A Weeklong Retreat

2 minute read

Where better to begin than with the letter I sent to friends and family about what compels me to go on retreat?

Dear friend,

On February 23, I will begin my third weeklong Street Retreat. I’m excited to go on retreat and also to share with you what this practice means to me.

First, the logistics are that I will carry with me what I need (warm clothes, sleeping bag, toothbrush) and will (temporarily) let go of for seven days the privileges I can – cell phone, money, house keys. The “retreat center” for me and my group is the streets of San Francisco, which will provide what we need.

I am most excited for the quiet mind and simplicity of needs (food, reflection, sleep) during this time. Retreating in February, I expect it may be colder and wetter than my prior April retreats, and I welcome whatever this experience holds.

I have heard, “do not criticize another person until you have walked a mile in their shoes.” What about helping? Can you know how to really help another person before you’ve walked closely beside them for a while?

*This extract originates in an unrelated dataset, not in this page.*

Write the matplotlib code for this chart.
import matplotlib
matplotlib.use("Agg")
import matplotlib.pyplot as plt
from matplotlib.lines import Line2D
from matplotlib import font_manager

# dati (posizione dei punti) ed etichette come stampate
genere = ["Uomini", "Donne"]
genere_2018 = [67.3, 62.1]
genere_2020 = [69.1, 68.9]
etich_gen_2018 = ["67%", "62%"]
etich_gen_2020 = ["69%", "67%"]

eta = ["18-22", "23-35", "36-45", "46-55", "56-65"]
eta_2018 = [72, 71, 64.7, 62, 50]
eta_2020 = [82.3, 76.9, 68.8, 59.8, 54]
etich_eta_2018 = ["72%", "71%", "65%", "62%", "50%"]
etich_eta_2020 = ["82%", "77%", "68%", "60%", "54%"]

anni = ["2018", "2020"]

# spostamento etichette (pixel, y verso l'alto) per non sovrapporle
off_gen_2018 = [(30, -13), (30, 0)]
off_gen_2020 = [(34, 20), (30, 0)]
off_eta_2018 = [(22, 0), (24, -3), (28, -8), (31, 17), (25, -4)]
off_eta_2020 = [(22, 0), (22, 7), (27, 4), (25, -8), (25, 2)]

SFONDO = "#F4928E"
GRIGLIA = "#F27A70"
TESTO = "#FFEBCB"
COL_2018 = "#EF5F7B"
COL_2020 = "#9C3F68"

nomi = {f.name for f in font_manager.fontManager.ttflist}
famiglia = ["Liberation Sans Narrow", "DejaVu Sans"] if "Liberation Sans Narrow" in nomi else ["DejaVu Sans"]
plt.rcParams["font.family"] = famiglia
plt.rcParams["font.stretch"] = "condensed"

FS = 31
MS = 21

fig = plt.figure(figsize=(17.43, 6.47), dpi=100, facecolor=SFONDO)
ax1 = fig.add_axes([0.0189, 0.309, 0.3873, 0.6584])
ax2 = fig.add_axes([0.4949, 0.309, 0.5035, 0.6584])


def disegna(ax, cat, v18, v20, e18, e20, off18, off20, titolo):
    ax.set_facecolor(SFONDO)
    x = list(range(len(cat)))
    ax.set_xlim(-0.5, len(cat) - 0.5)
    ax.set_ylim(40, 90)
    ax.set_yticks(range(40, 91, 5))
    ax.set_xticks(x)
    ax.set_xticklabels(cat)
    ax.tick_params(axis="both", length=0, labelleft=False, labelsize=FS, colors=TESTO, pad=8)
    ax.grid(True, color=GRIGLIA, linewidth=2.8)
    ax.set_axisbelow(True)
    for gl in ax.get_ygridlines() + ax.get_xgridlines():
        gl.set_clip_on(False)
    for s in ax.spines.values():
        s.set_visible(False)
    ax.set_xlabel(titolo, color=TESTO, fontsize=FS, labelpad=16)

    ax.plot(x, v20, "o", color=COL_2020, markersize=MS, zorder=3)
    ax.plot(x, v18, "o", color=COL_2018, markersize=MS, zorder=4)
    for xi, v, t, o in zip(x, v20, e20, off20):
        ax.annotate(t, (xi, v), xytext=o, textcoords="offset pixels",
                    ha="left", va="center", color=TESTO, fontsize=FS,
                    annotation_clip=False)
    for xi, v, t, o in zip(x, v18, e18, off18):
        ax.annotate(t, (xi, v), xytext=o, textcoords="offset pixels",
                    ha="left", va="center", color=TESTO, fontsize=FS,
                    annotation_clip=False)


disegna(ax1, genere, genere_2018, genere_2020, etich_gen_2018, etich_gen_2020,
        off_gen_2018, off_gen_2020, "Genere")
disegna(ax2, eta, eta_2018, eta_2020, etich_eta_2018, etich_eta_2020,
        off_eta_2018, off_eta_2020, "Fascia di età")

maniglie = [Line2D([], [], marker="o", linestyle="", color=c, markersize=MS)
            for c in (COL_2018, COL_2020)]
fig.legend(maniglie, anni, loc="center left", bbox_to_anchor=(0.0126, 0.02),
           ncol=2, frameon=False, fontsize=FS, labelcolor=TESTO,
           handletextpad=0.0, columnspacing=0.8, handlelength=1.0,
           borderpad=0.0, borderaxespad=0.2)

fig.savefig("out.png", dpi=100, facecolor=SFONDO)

It can be hard work to listen to someone, without just trying to solve their problems. When someone shares a request, it can be hard to decide how to respond. Is there a deeper request unspoken? In the absence of a request, one may still offer or even insist on giving help. Where do we cross the line from accompanying someone with a generosity of spirit to reducing them to an object of charity in our own identity as a hero?

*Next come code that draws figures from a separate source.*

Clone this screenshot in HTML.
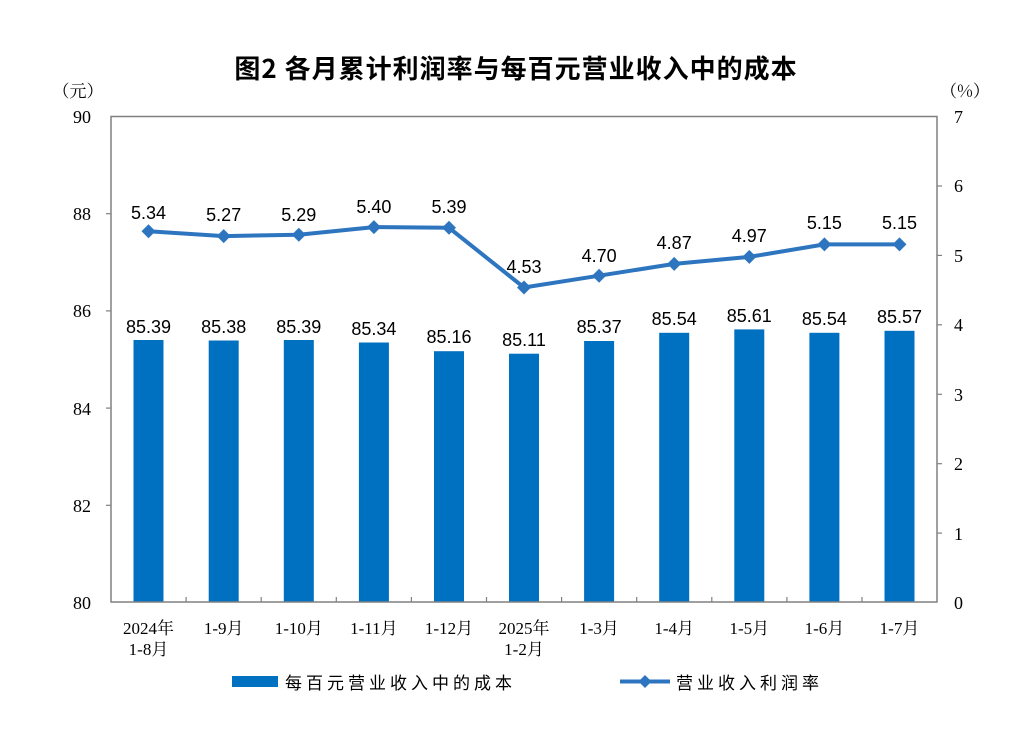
<!DOCTYPE html><html><head><meta charset="utf-8"><style>body{margin:0;background:#fff}svg{display:block}</style></head><body>
<svg width="1033" height="743" xmlns="http://www.w3.org/2000/svg" font-family="Liberation Sans, Noto Sans CJK SC, sans-serif">
<text x="516" y="78" font-size="26" text-anchor="middle" font-family="Noto Sans CJK SC, sans-serif" font-weight="bold" letter-spacing="1">图2  各月累计利润率与每百元营业收入中的成本</text>
<text x="78" y="97" font-size="17" text-anchor="middle" font-family="Noto Serif CJK SC, serif">（元）</text>
<text x="965" y="97" font-size="17" text-anchor="middle" font-family="Noto Serif CJK SC, serif">（%）</text>
<g fill="#0070c0">
<rect x="133.5" y="340" width="30" height="262"/><rect x="208.7" y="340.5" width="30" height="261.5"/><rect x="283.8" y="340" width="30" height="262"/><rect x="358.9" y="342.5" width="30" height="259.5"/><rect x="434" y="351.2" width="30" height="250.8"/><rect x="509" y="353.7" width="30" height="248.3"/><rect x="584.1" y="341" width="30" height="261"/><rect x="659.2" y="332.8" width="30" height="269.2"/><rect x="734.3" y="329.4" width="30" height="272.6"/><rect x="809.4" y="332.8" width="30" height="269.2"/><rect x="884.5" y="330.8" width="30" height="271.2"/>
</g>
<rect x="111" y="116.5" width="826" height="485.5" fill="none" stroke="#808080" stroke-width="1.5"/>
<g stroke="#808080" stroke-width="1.2">
<line x1="106" y1="213.7" x2="111" y2="213.7"/><line x1="106" y1="310.9" x2="111" y2="310.9"/><line x1="106" y1="408.1" x2="111" y2="408.1"/><line x1="106" y1="505.3" x2="111" y2="505.3"/>
<line x1="937" y1="186" x2="942" y2="186"/><line x1="937" y1="255.4" x2="942" y2="255.4"/><line x1="937" y1="324.8" x2="942" y2="324.8"/><line x1="937" y1="394.3" x2="942" y2="394.3"/><line x1="937" y1="463.7" x2="942" y2="463.7"/><line x1="937" y1="533.1" x2="942" y2="533.1"/>
<line x1="186.1" y1="597" x2="186.1" y2="602"/><line x1="261.2" y1="597" x2="261.2" y2="602"/><line x1="336.3" y1="597" x2="336.3" y2="602"/><line x1="411.4" y1="597" x2="411.4" y2="602"/><line x1="486.5" y1="597" x2="486.5" y2="602"/><line x1="561.6" y1="597" x2="561.6" y2="602"/><line x1="636.7" y1="597" x2="636.7" y2="602"/><line x1="711.8" y1="597" x2="711.8" y2="602"/><line x1="786.9" y1="597" x2="786.9" y2="602"/><line x1="862" y1="597" x2="862" y2="602"/>
</g>
<g font-size="18" font-family="Liberation Serif, serif" text-anchor="end">
<text x="91" y="123">90</text><text x="91" y="220">88</text><text x="91" y="317">86</text><text x="91" y="415">84</text><text x="91" y="512">82</text><text x="91" y="609">80</text>
</g>
<g font-size="18" font-family="Liberation Serif, serif">
<text x="954" y="123">7</text><text x="954" y="192">6</text><text x="954" y="262">5</text><text x="954" y="331">4</text><text x="954" y="401">3</text><text x="954" y="470">2</text><text x="954" y="540">1</text><text x="954" y="609">0</text>
</g>
<polyline fill="none" stroke="#2e75c0" stroke-width="4" points="148.5,231.2 223.7,236.1 298.8,234.7 373.9,227.1 449,227.8 524,287.5 599.1,275.7 674.2,263.9 749.3,256.9 824.4,244.4 899.5,244.4"/>
<g fill="#2e75c0">
<path d="M148.5,224.2l7,7-7,7-7-7z"/><path d="M223.7,229.1l7,7-7,7-7-7z"/><path d="M298.8,227.7l7,7-7,7-7-7z"/><path d="M373.9,220.1l7,7-7,7-7-7z"/><path d="M449,220.8l7,7-7,7-7-7z"/><path d="M524,280.5l7,7-7,7-7-7z"/><path d="M599.1,268.7l7,7-7,7-7-7z"/><path d="M674.2,256.9l7,7-7,7-7-7z"/><path d="M749.3,249.9l7,7-7,7-7-7z"/><path d="M824.4,237.4l7,7-7,7-7-7z"/><path d="M899.5,237.4l7,7-7,7-7-7z"/>
</g>
<g font-size="18" text-anchor="middle">
<text x="148.5" y="219">5.34</text><text x="223.7" y="221">5.27</text><text x="298.8" y="221">5.29</text><text x="373.9" y="213">5.40</text><text x="449" y="213">5.39</text><text x="524" y="273">4.53</text><text x="599.1" y="262">4.70</text><text x="674.2" y="249">4.87</text><text x="749.3" y="242">4.97</text><text x="824.4" y="229">5.15</text><text x="899.5" y="229">5.15</text>
<text x="148.5" y="333">85.39</text><text x="223.7" y="333">85.38</text><text x="298.8" y="333">85.39</text><text x="373.9" y="335">85.34</text><text x="449" y="343">85.16</text><text x="524" y="346">85.11</text><text x="599.1" y="333">85.37</text><text x="674.2" y="325">85.54</text><text x="749.3" y="322">85.61</text><text x="824.4" y="325">85.54</text><text x="899.5" y="323">85.57</text>
</g>
<g font-size="17" text-anchor="middle" font-family="Liberation Serif, Noto Serif CJK SC, serif">
<text x="148.5" y="634">2024年</text><text x="148.5" y="655">1-8月</text><text x="223.7" y="634">1-9月</text><text x="298.8" y="634">1-10月</text><text x="373.9" y="634">1-11月</text><text x="449" y="634">1-12月</text><text x="524" y="634">2025年</text><text x="524" y="655">1-2月</text><text x="599.1" y="634">1-3月</text><text x="674.2" y="634">1-4月</text><text x="749.3" y="634">1-5月</text><text x="824.4" y="634">1-6月</text><text x="899.5" y="634">1-7月</text>
</g>
<rect x="232" y="676" width="46" height="11" fill="#0070c0"/>
<text x="285" y="689" font-size="17" letter-spacing="4" font-family="Noto Sans CJK SC, sans-serif">每百元营业收入中的成本</text>
<line x1="620" y1="681.5" x2="670" y2="681.5" stroke="#2e75c0" stroke-width="4"/>
<path d="M645,675l6.5,6.5-6.5,6.5-6.5-6.5z" fill="#2e75c0"/>
<text x="676" y="689" font-size="17" letter-spacing="4" font-family="Noto Sans CJK SC, sans-serif">营业收入利润率</text>
</svg>
</body></html>
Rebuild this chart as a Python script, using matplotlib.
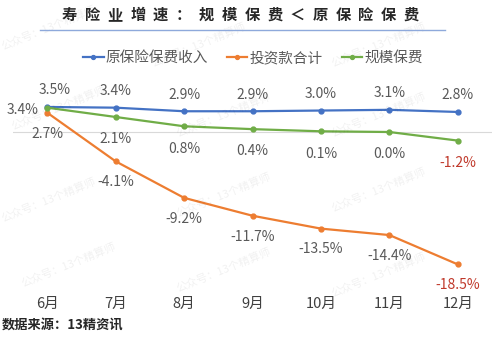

When I walk the streets on retreat, I walk in my own shoes. My shoes may get soaked. My feet may get sore. My back may start to ache. But they are all my own. The experience is mine.

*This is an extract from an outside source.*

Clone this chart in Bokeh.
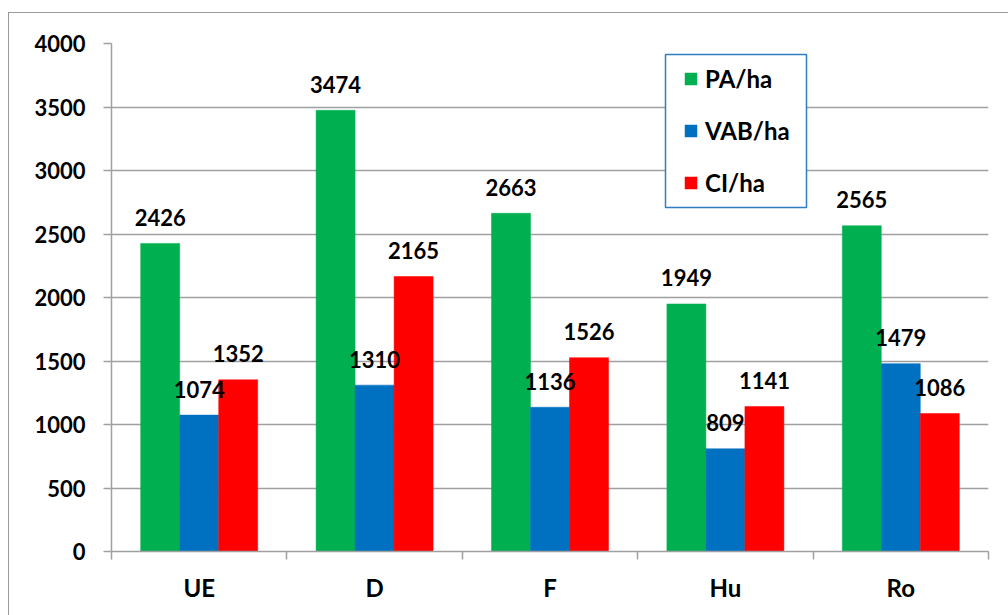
from bokeh.plotting import figure
from bokeh.models import (Range1d, FixedTicker, Legend, LegendItem, BoxAnnotation, ColumnDataSource)
from bokeh.core.properties import value
from bokeh.embed import file_html
from bokeh.resources import INLINE

categories = ["UE", "D", "F", "Hu", "Ro"]
pa_ha = [2426, 3474, 2663, 1949, 2565]
vab_ha = [1074, 1310, 1136, 809, 1479]
ci_ha = [1352, 2165, 1526, 1141, 1086]
y_ticks = [0, 500, 1000, 1500, 2000, 2500, 3000, 3500, 4000]

series = [("PA/ha", pa_ha, "#00b050", -0.2224),
          ("VAB/ha", vab_ha, "#0070c0", 0.0),
          ("CI/ha", ci_ha, "#ff0000", 0.2224)]
BAR_W = 0.2224
FONT = value("Lato")
GRAY = "#a0a0a0"

p = figure(width=1000, height=603, output_backend="svg", toolbar_location=None,
           x_range=Range1d(0, len(categories)), y_range=Range1d(0, 4000),
           min_border_left=103, min_border_top=31, min_border_right=20, min_border_bottom=64)
p.margin = (12, 0, 0, 8)
p.styles = {"box-shadow": "inset 1px 1px 0 0 #9a9a9a"}
p.outline_line_color = None
p.background_fill_color = "white"
p.border_fill_color = None

# y axis
p.yaxis.ticker = FixedTicker(ticks=y_ticks)
p.yaxis.axis_line_color = GRAY
p.yaxis.axis_line_width = 1.5
p.yaxis.major_tick_line_color = GRAY
p.yaxis.major_tick_line_width = 1.5
p.yaxis.major_tick_out = 8
p.yaxis.major_tick_in = 0
p.yaxis.minor_tick_line_color = None
p.yaxis.major_label_standoff = 18
p.yaxis.major_label_text_font = "Lato"
p.yaxis.major_label_text_font_style = "bold"
p.yaxis.major_label_text_font_size = "22px"
p.yaxis.major_label_text_color = "black"

# x axis
n = len(categories)
p.xaxis.ticker = FixedTicker(ticks=[i + 0.5 for i in range(n)], minor_ticks=list(range(n + 1)))
p.xaxis.major_label_overrides = {i + 0.5: c for i, c in enumerate(categories)}
p.xaxis.axis_line_color = GRAY
p.xaxis.axis_line_width = 1.5
p.xaxis.major_tick_line_color = None
p.xaxis.major_tick_out = 0
p.xaxis.major_tick_in = 0
p.xaxis.minor_tick_line_color = GRAY
p.xaxis.minor_tick_line_width = 1.5
p.xaxis.minor_tick_out = 8
p.xaxis.minor_tick_in = 0
p.xaxis.major_label_standoff = 13
p.xaxis.major_label_text_font = "Lato"
p.xaxis.major_label_text_font_style = "bold"
p.xaxis.major_label_text_font_size = "24px"
p.xaxis.major_label_text_color = "black"

p.xgrid.grid_line_color = None
p.ygrid.grid_line_color = GRAY
p.ygrid.grid_line_width = 1.5

items = []
for name, vals, color, off in series:
    src = ColumnDataSource(dict(x=[i + 0.5 + off for i in range(n)], top=vals))
    r = p.vbar(x="x", top="top", bottom=0, width=BAR_W, source=src,
               fill_color=color, line_color=color, line_width=0.5)
    items.append(LegendItem(label=name, renderers=[r]))

for name, vals, color, off in series:
    src = ColumnDataSource(dict(x=[i + 0.5 + off for i in range(n)], y=vals,
                                lab=[str(v) for v in vals]))
    p.text(x="x", y="y", text="lab", source=src, text_font=FONT, text_font_style="bold",
           text_font_size="22px", text_align="center", text_baseline="alphabetic",
           y_offset=-26, text_color="black")

# legend box
box = BoxAnnotation(left=554, right=695, top=497, bottom=344,
                    left_units="screen", right_units="screen", top_units="screen", bottom_units="screen",
                    fill_color="white", fill_alpha=1, line_color="#2f7dc3", line_alpha=1, line_width=1.5)
p.add_layout(box)

legend = Legend(items=items, location=(572, 354), orientation="vertical",
                glyph_width=15, glyph_height=15, label_standoff=7, spacing=22,
                padding=0, margin=0, label_height=30,
                border_line_color=None, background_fill_alpha=0,
                label_text_font="Lato", label_text_font_style="bold",
                label_text_font_size="24px", label_text_color="black")
p.add_layout(legend, "center")

open("out.html", "w").write(file_html(p, INLINE))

I go on retreat not to pretend to be something I am not, but to listen more deeply inside myself. I go on retreat to learn about myself and to open myself to new perspectives by experiencing our society and systems from the street.

I am grateful to the Faithful Fools, with whom I have volunteered for five years and have worked full-time these past two years, for making experiences like this possible. As I go into the streets with eleven companions from February 23 to March 1, I invite you to be with me this year by sharing a question or poem or object that you’d like me to walk with during this time. I also invite you to join me on a one day (day-time) street retreat in the coming weeks or months.

I want to reassure you that I will be safe and that living on the street is not a lifestyle I am adopting, but rather that poverty is complex and painful and worth trying to understand.